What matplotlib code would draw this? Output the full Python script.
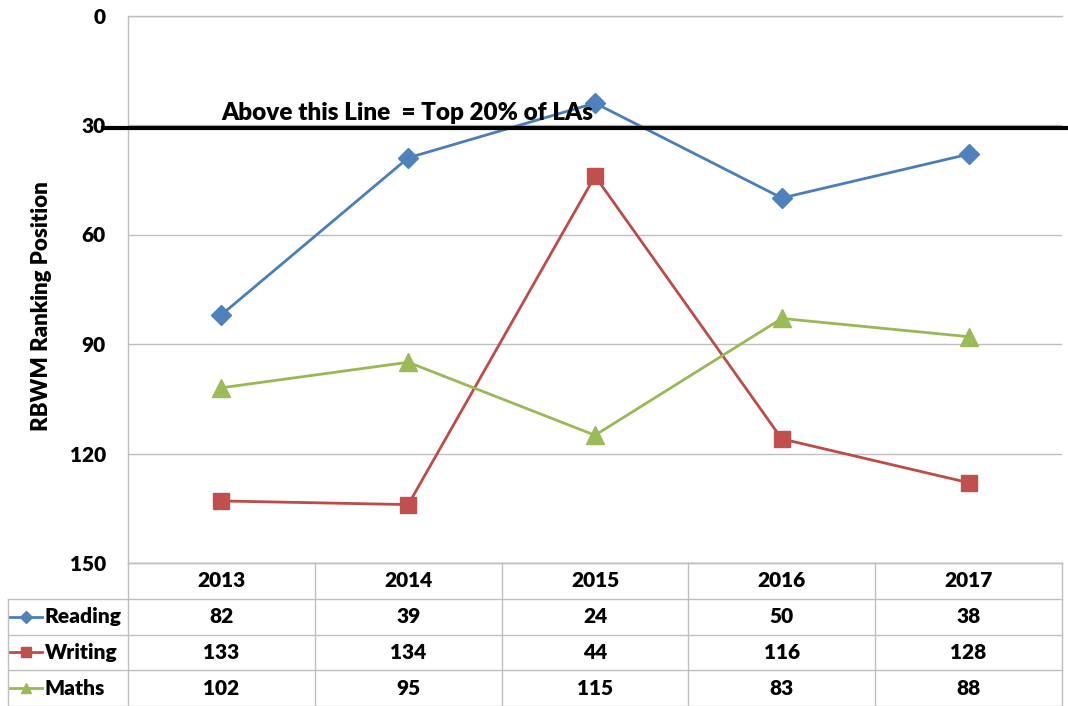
import matplotlib
matplotlib.use("Agg")
import matplotlib.pyplot as plt
import matplotlib.transforms as mtransforms

years = ["2013", "2014", "2015", "2016", "2017"]
reading = [82, 39, 24, 50, 38]
writing = [133, 134, 44, 116, 128]
maths = [102, 95, 115, 83, 88]
y_ticks = [0, 30, 60, 90, 120, 150]
threshold = 30
threshold_label = "Above this Line  = Top 20% of LAs"

series = [
    ("Reading", reading, "#4A7EBB", "#4F81BD", "D", 10),
    ("Writing", writing, "#BE4B48", "#C0504D", "s", 12),
    ("Maths", maths, "#98B954", "#9BBB59", "^", 13),
]

plt.rcParams["font.family"] = ["Lato", "DejaVu Sans"]
BOLD = "heavy"
plt.rcParams["font.weight"] = BOLD

W, H = 1068, 706
fig = plt.figure(figsize=(W / 100, H / 100), dpi=100)
grid_c = "#BFBFBF"

ax = fig.add_axes([128 / W, 143 / H, 934 / W, (563 - 15.5) / H])
x = list(range(len(years)))
for name, vals, lc, mc, mk, ms in series:
    ax.plot(x, vals, color=lc, linewidth=2, marker=mk, markersize=ms,
            markerfacecolor=mc, markeredgecolor=mc, zorder=3)

ax.set_xlim(-0.5, len(years) - 0.5)
ax.set_ylim(150, 0)
ax.set_yticks(y_ticks)
ax.set_xticks([])
ax.tick_params(axis="y", length=0, pad=16, labelsize=15)
for lab in ax.get_yticklabels():
    lab.set_fontweight(BOLD)
ax.grid(axis="y", color=grid_c, linewidth=1)
for s in ["top", "left", "bottom"]:
    ax.spines[s].set_color(grid_c)
    ax.spines[s].set_linewidth(1)
ax.spines["right"].set_visible(False)

# threshold line running past the axes
tr = mtransforms.blended_transform_factory(fig.transFigure, ax.transData)
ax.plot([103 / W, 1.0], [threshold + 0.8, threshold + 0.8], transform=tr,
        color="black", linewidth=3, clip_on=False, zorder=4)
ax.text(0, threshold - 0.4, threshold_label, ha="left", va="bottom",
        fontsize=17.5, fontweight=BOLD, zorder=5)

fig.text(42 / W, 1 - 306 / H, "RBWM Ranking Position", rotation=90,
         ha="center", va="center", fontsize=16, fontweight=BOLD)

# data table under the chart
tab = fig.add_axes([128 / W, 0, 934 / W, 143 / H])
tab.set_xlim(-0.5, len(years) - 0.5)
tab.set_ylim(4, 0)
tab.axis("off")
left = -0.5 - 120 / 186.8
kw = dict(color=grid_c, linewidth=1, clip_on=False)
tab.plot([-0.5, len(years) - 0.5], [0, 0], **kw)
for r in range(1, 5):
    tab.plot([left, len(years) - 0.5], [r, r], **kw)
for c in range(len(years) + 1):
    tab.plot([c - 0.5, c - 0.5], [0, 4], **kw)
tab.plot([left, left], [1, 4], **kw)

for i, yr in enumerate(years):
    tab.text(i, 0.5, yr, ha="center", va="center", fontsize=15, fontweight=BOLD)
for r, (name, vals, lc, mc, mk, ms) in enumerate(series, start=1):
    for i, v in enumerate(vals):
        tab.text(i, r + 0.5, str(v), ha="center", va="center", fontsize=15,
                 fontweight=BOLD)
    lx0 = left + 2 / 186.8
    lx1 = left + 34 / 186.8
    tab.plot([lx0, lx1], [r + 0.5, r + 0.5], color=lc, linewidth=2,
             clip_on=False)
    tab.plot([(lx0 + lx1) / 2], [r + 0.5], marker=mk, markersize=ms * 0.6,
             color=mc, clip_on=False)
    tab.text(left + 37 / 186.8, r + 0.5, name, ha="left", va="center",
             fontsize=15, fontweight=BOLD)

fig.savefig("out.png", dpi=100)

=-=-=-=-=

* WHAT IS NEEDED *
Leave out any pictures and return exactly the lines from the beginning of the data through the line with "markerfacecolor=mc, markeredgecolor=mc, zorder=3)", inclusive.

* RESULT OF THE EXERCISE *
What matplotlib code would draw this? Output the full Python script.
import matplotlib
matplotlib.use("Agg")
import matplotlib.pyplot as plt
import matplotlib.transforms as mtransforms

years = ["2013", "2014", "2015", "2016", "2017"]
reading = [82, 39, 24, 50, 38]
writing = [133, 134, 44, 116, 128]
maths = [102, 95, 115, 83, 88]
y_ticks = [0, 30, 60, 90, 120, 150]
threshold = 30
threshold_label = "Above this Line  = Top 20% of LAs"

series = [
    ("Reading", reading, "#4A7EBB", "#4F81BD", "D", 10),
    ("Writing", writing, "#BE4B48", "#C0504D", "s", 12),
    ("Maths", maths, "#98B954", "#9BBB59", "^", 13),
]

plt.rcParams["font.family"] = ["Lato", "DejaVu Sans"]
BOLD = "heavy"
plt.rcParams["font.weight"] = BOLD

W, H = 1068, 706
fig = plt.figure(figsize=(W / 100, H / 100), dpi=100)
grid_c = "#BFBFBF"

ax = fig.add_axes([128 / W, 143 / H, 934 / W, (563 - 15.5) / H])
x = list(range(len(years)))
for name, vals, lc, mc, mk, ms in series:
    ax.plot(x, vals, color=lc, linewidth=2, marker=mk, markersize=ms,
            markerfacecolor=mc, markeredgecolor=mc, zorder=3)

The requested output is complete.